**AIM OF THE TASK**
Below is a listing to write out in full, exactly as given, without its pictures.

**PROVIDED DATA**

— start —

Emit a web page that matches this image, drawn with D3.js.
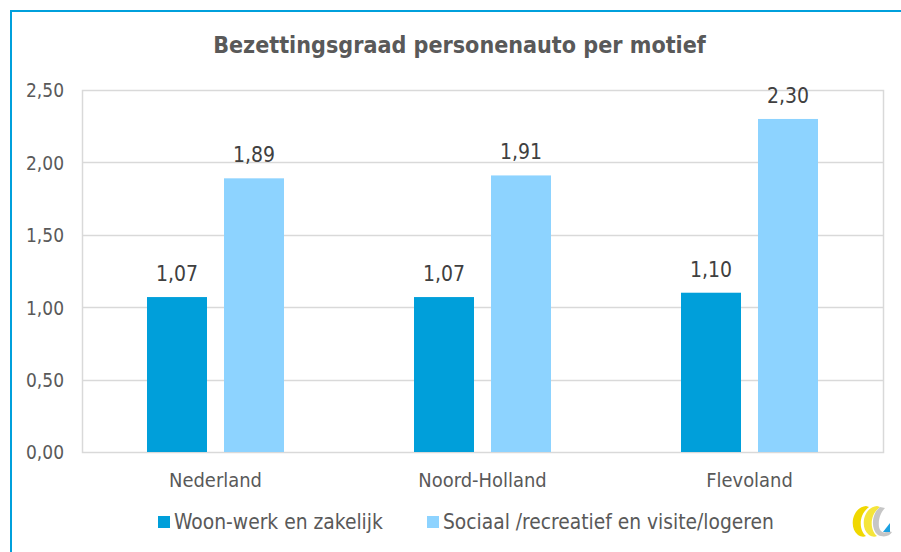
<!DOCTYPE html>
<html><head><meta charset="utf-8">
<script src="https://cdn.jsdelivr.net/npm/d3@7"></script>
<style>
html,body{margin:0;padding:0;background:#fff;}
svg{display:block;}
text{font-family:"DejaVu Sans Condensed","DejaVu Sans",Verdana,sans-serif;}
</style></head>
<body>
<svg id="chart" width="901" height="552"></svg>
<script>
const title = "Bezettingsgraad personenauto per motief";
const categories = ["Nederland", "Noord-Holland", "Flevoland"];
const seriesNames = ["Woon-werk en zakelijk", "Sociaal /recreatief en visite/logeren"];
const woonWerk = [1.07, 1.07, 1.10];
const sociaal = [1.89, 1.91, 2.30];
const yTicks = [0, 0.5, 1.0, 1.5, 2.0, 2.5];
const colors = ["#009FDA", "#8DD3FF"];

const svg = d3.select("#chart");
const W = 901, H = 552;
const plot = {x0: 82, x1: 883, y0: 90, y1: 452};
const FONT = '"DejaVu Sans Condensed","DejaVu Sans",sans-serif';

const fmt = v => d3.format(".2f")(v).replace(".", ",");

// frame lines
svg.append("line").attr("x1", 10).attr("x2", W).attr("y1", 11).attr("y2", 11)
  .attr("stroke", "#00A0DC").attr("stroke-width", 2);
svg.append("line").attr("x1", 11).attr("x2", 11).attr("y1", 10).attr("y2", H)
  .attr("stroke", "#00A0DC").attr("stroke-width", 2);

const x = d3.scaleBand().domain(categories).range([plot.x0, plot.x1]).padding(0);
const xs = d3.scaleBand().domain([0, 1]).range([0, x.bandwidth()]).paddingInner(0.2208).paddingOuter(0.844);
const y = d3.scaleLinear().domain([0, 2.5]).range([plot.y1, plot.y0]);

function fit(sel, target, base) {
  sel.attr("font-size", base);
  const w = sel.node().getComputedTextLength();
  const s = base * target / w;
  sel.attr("font-size", s);
  return s;
}

// gridlines
svg.append("g").selectAll("line").data(yTicks.filter(t => t > 0 && t < 2.5)).join("line")
  .attr("x1", plot.x0).attr("x2", plot.x1)
  .attr("y1", d => Math.round(y(d)) + 0.5).attr("y2", d => Math.round(y(d)) + 0.5)
  .attr("stroke", "#D9D9D9").attr("stroke-width", 1.5);
svg.append("rect").attr("x", plot.x0 + 0.5).attr("y", plot.y0 + 0.5)
  .attr("width", plot.x1 - plot.x0).attr("height", plot.y1 - plot.y0)
  .attr("fill", "none").attr("stroke", "#D9D9D9").attr("stroke-width", 1.5);

// y axis labels
const yAxis = d3.axisLeft(y).tickValues(yTicks).tickFormat(fmt).tickSize(0).tickPadding(18);
const ya = svg.append("g").attr("transform", `translate(${plot.x0},0)`).call(yAxis);
ya.select(".domain").remove();
ya.selectAll("text").attr("fill", "#595959").attr("font-family", FONT).attr("dy", "0.36em");
const tickSize = fit(ya.select("text"), 38, 16);
ya.selectAll("text").attr("font-size", tickSize);

// bars
const data = categories.map((c, i) => ({c, vals: [woonWerk[i], sociaal[i]]}));
const groups = svg.append("g").selectAll("g").data(data).join("g")
  .attr("transform", d => `translate(${x(d.c)},0)`);
groups.selectAll("rect").data(d => d.vals.map((v, k) => ({v, k}))).join("rect")
  .attr("x", d => xs(d.k)).attr("width", xs.bandwidth())
  .attr("y", d => y(d.v)).attr("height", d => y(0) - y(d.v))
  .attr("fill", d => colors[d.k]);
const labels = groups.selectAll("text").data(d => d.vals.map((v, k) => ({v, k}))).join("text")
  .attr("x", d => xs(d.k) + xs.bandwidth() / 2).attr("y", d => y(d.v) - 16)
  .attr("text-anchor", "middle").attr("fill", "#404040")
  .text(d => fmt(d.v));
const lblSize = fit(d3.select(labels.nodes()[1]), 42, 16);
labels.attr("font-size", lblSize);

// x axis labels
const xAxis = d3.axisBottom(x).tickSize(0).tickPadding(21);
const xa = svg.append("g").attr("transform", `translate(0,${plot.y1})`).call(xAxis);
xa.select(".domain").remove();
xa.selectAll("text").attr("fill", "#595959").attr("font-family", FONT);
const catSize = fit(xa.select("text"), 93, 16);
xa.selectAll("text").attr("font-size", catSize);

// title
const t = svg.append("text").attr("x", 459.5).attr("y", 53).attr("text-anchor", "middle")
  .attr("font-weight", "bold").attr("fill", "#595959").text(title);
fit(t, 493, 18);

// legend
const legX = [158, 427];
const legW = [209, 331];
seriesNames.forEach((n, k) => {
  svg.append("rect").attr("x", legX[k]).attr("y", 516).attr("width", 12).attr("height", 12).attr("fill", colors[k]);
  const lt = svg.append("text").attr("x", legX[k] + 16).attr("y", 529).attr("fill", "#595959").text(n);
  fit(lt, legW[k], 16);
});

// logo (approximation)
const lg = svg.append("g").attr("transform", "translate(850,505)");
lg.append("path").attr("d", "M16,1 C3,2 -2,22 8,30 C11,32 14,32 16,31 C9,26 8,10 19,2 Z").attr("fill", "#F0D800");
lg.append("path").attr("d", "M27,1 C14,2 9,22 19,30 C22,32 25,32 27,31 C20,26 19,10 30,2 Z").attr("fill", "#F5E53A");
lg.append("path").attr("d", "M30,2 C22,8 20,24 28,30 C34,33 40,31 42,27 L38,26 C34,29 30,27 29,22 C28,14 31,7 35,3 Z").attr("fill", "#C6C6C6");
lg.append("path").attr("d", "M33,27 L40,18 L40,27 Z").attr("fill", "#1BA1E2");
</script>
</body></html>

— end —

**EXERCISE RESULT**
Emit a web page that matches this image, drawn with D3.js.
<!DOCTYPE html>
<html><head><meta charset="utf-8">
<script src="https://cdn.jsdelivr.net/npm/d3@7"></script>
<style>
html,body{margin:0;padding:0;background:#fff;}
svg{display:block;}
text{font-family:"DejaVu Sans Condensed","DejaVu Sans",Verdana,sans-serif;}
</style></head>
<body>
<svg id="chart" width="901" height="552"></svg>
<script>
const title = "Bezettingsgraad personenauto per motief";
const categories = ["Nederland", "Noord-Holland", "Flevoland"];
const seriesNames = ["Woon-werk en zakelijk", "Sociaal /recreatief en visite/logeren"];
const woonWerk = [1.07, 1.07, 1.10];
const sociaal = [1.89, 1.91, 2.30];
const yTicks = [0, 0.5, 1.0, 1.5, 2.0, 2.5];
const colors = ["#009FDA", "#8DD3FF"];

const svg = d3.select("#chart");
const W = 901, H = 552;
const plot = {x0: 82, x1: 883, y0: 90, y1: 452};
const FONT = '"DejaVu Sans Condensed","DejaVu Sans",sans-serif';

const fmt = v => d3.format(".2f")(v).replace(".", ",");

// frame lines
svg.append("line").attr("x1", 10).attr("x2", W).attr("y1", 11).attr("y2", 11)
  .attr("stroke", "#00A0DC").attr("stroke-width", 2);
svg.append("line").attr("x1", 11).attr("x2", 11).attr("y1", 10).attr("y2", H)
  .attr("stroke", "#00A0DC").attr("stroke-width", 2);

const x = d3.scaleBand().domain(categories).range([plot.x0, plot.x1]).padding(0);
const xs = d3.scaleBand().domain([0, 1]).range([0, x.bandwidth()]).paddingInner(0.2208).paddingOuter(0.844);
const y = d3.scaleLinear().domain([0, 2.5]).range([plot.y1, plot.y0]);

function fit(sel, target, base) {
  sel.attr("font-size", base);
  const w = sel.node().getComputedTextLength();
  const s = base * target / w;
  sel.attr("font-size", s);
  return s;
}

// gridlines
svg.append("g").selectAll("line").data(yTicks.filter(t => t > 0 && t < 2.5)).join("line")
  .attr("x1", plot.x0).attr("x2", plot.x1)
  .attr("y1", d => Math.round(y(d)) + 0.5).attr("y2", d => Math.round(y(d)) + 0.5)
  .attr("stroke", "#D9D9D9").attr("stroke-width", 1.5);
svg.append("rect").attr("x", plot.x0 + 0.5).attr("y", plot.y0 + 0.5)
  .attr("width", plot.x1 - plot.x0).attr("height", plot.y1 - plot.y0)
  .attr("fill", "none").attr("stroke", "#D9D9D9").attr("stroke-width", 1.5);

// y axis labels
const yAxis = d3.axisLeft(y).tickValues(yTicks).tickFormat(fmt).tickSize(0).tickPadding(18);
const ya = svg.append("g").attr("transform", `translate(${plot.x0},0)`).call(yAxis);
ya.select(".domain").remove();
ya.selectAll("text").attr("fill", "#595959").attr("font-family", FONT).attr("dy", "0.36em");
const tickSize = fit(ya.select("text"), 38, 16);
ya.selectAll("text").attr("font-size", tickSize);

// bars
const data = categories.map((c, i) => ({c, vals: [woonWerk[i], sociaal[i]]}));
const groups = svg.append("g").selectAll("g").data(data).join("g")
  .attr("transform", d => `translate(${x(d.c)},0)`);
groups.selectAll("rect").data(d => d.vals.map((v, k) => ({v, k}))).join("rect")
  .attr("x", d => xs(d.k)).attr("width", xs.bandwidth())
  .attr("y", d => y(d.v)).attr("height", d => y(0) - y(d.v))
  .attr("fill", d => colors[d.k]);
const labels = groups.selectAll("text").data(d => d.vals.map((v, k) => ({v, k}))).join("text")
  .attr("x", d => xs(d.k) + xs.bandwidth() / 2).attr("y", d => y(d.v) - 16)
  .attr("text-anchor", "middle").attr("fill", "#404040")
  .text(d => fmt(d.v));
const lblSize = fit(d3.select(labels.nodes()[1]), 42, 16);
labels.attr("font-size", lblSize);

// x axis labels
const xAxis = d3.axisBottom(x).tickSize(0).tickPadding(21);
const xa = svg.append("g").attr("transform", `translate(0,${plot.y1})`).call(xAxis);
xa.select(".domain").remove();
xa.selectAll("text").attr("fill", "#595959").attr("font-family", FONT);
const catSize = fit(xa.select("text"), 93, 16);
xa.selectAll("text").attr("font-size", catSize);

// title
const t = svg.append("text").attr("x", 459.5).attr("y", 53).attr("text-anchor", "middle")
  .attr("font-weight", "bold").attr("fill", "#595959").text(title);
fit(t, 493, 18);

// legend
const legX = [158, 427];
const legW = [209, 331];
seriesNames.forEach((n, k) => {
  svg.append("rect").attr("x", legX[k]).attr("y", 516).attr("width", 12).attr("height", 12).attr("fill", colors[k]);
  const lt = svg.append("text").attr("x", legX[k] + 16).attr("y", 529).attr("fill", "#595959").text(n);
  fit(lt, legW[k], 16);
});

// logo (approximation)
const lg = svg.append("g").attr("transform", "translate(850,505)");
lg.append("path").attr("d", "M16,1 C3,2 -2,22 8,30 C11,32 14,32 16,31 C9,26 8,10 19,2 Z").attr("fill", "#F0D800");
lg.append("path").attr("d", "M27,1 C14,2 9,22 19,30 C22,32 25,32 27,31 C20,26 19,10 30,2 Z").attr("fill", "#F5E53A");
lg.append("path").attr("d", "M30,2 C22,8 20,24 28,30 C34,33 40,31 42,27 L38,26 C34,29 30,27 29,22 C28,14 31,7 35,3 Z").attr("fill", "#C6C6C6");
lg.append("path").attr("d", "M33,27 L40,18 L40,27 Z").attr("fill", "#1BA1E2");
</script>
</body></html>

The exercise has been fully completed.